Noushin Ahmadi believes in a decentralised model in which local affiliates can work independently. Others, such as 37-year-old Parvin Ardalan, editor of Change for Equality , a website advocating women’s rights, prefer a centralised model for a well-orchestrated and disciplined movement. Beside such tactical differences, there is a philosophical gap between religious and secular feminists. However, the One Million Signatures Campaign could be an example that dialogue between religious and secular feminists is indeed possible.

The majority of activists maintain, at least publicly, that gender rights can be pursued within the political and religious framework of the Islamic Republic. They point to the December 2008 decision by the Judicial Commission of parliament to approve a bill to increase inheritance for women, or the March 2009 announcement by the Minister of Justice, Gholam-hossein Elham that Iranian law would value a woman’s life on equal financial terms as that of a man’s. So, in death penalty cases, a murder victim’s family would get the same financial compensation or "blood money" regardless of the sex of the victim, if they agreed to blood money instead of pursuing a death penalty.
The Supreme Leader, Ayatollah Ali Khamenei said in a meeting with a group of women on 4 July 2007 that some Islamic jurisprudence [fiqh] regarding women should not be considered as absolute and should be subject to more interpretation by the ulema (Islamic scholars).

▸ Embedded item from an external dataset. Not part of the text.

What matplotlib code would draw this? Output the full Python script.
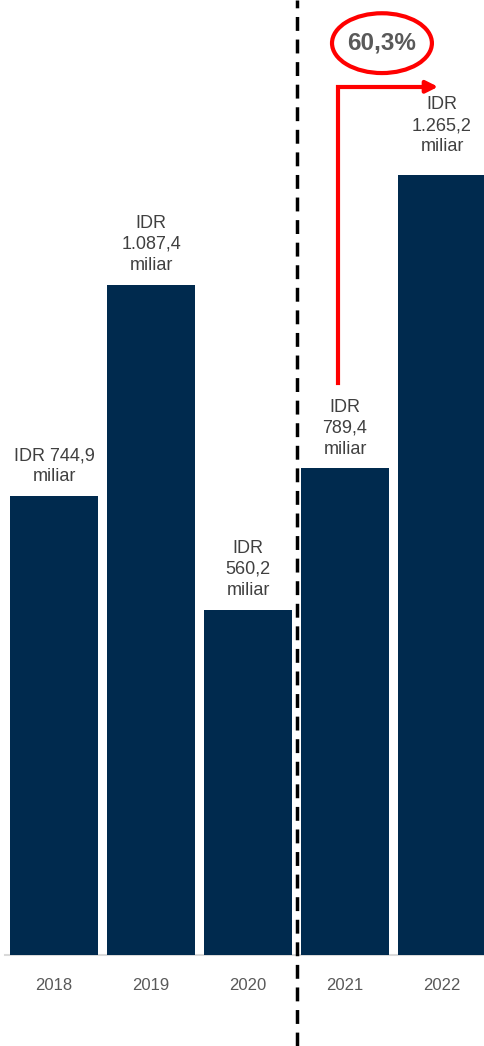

Still, while the right is evidently pressed by social trends, they continue to regard female access to the labour market or the education system as a threat.

Markaz-e Pajouhesh hay-e Majlis, parliament’s influential research centre, recently recommended the government stop the "alarming" trend of growing female enrolment at universities. The February 2008 report Developments in the field of women and female education in the last decade stated that this "alarming trend" could lead to "social disparity and economic and cultural imbalances between men and women". As a catalyst for social debate and mobilisation, gender rights will remain a subject to watch in Iranian civil society.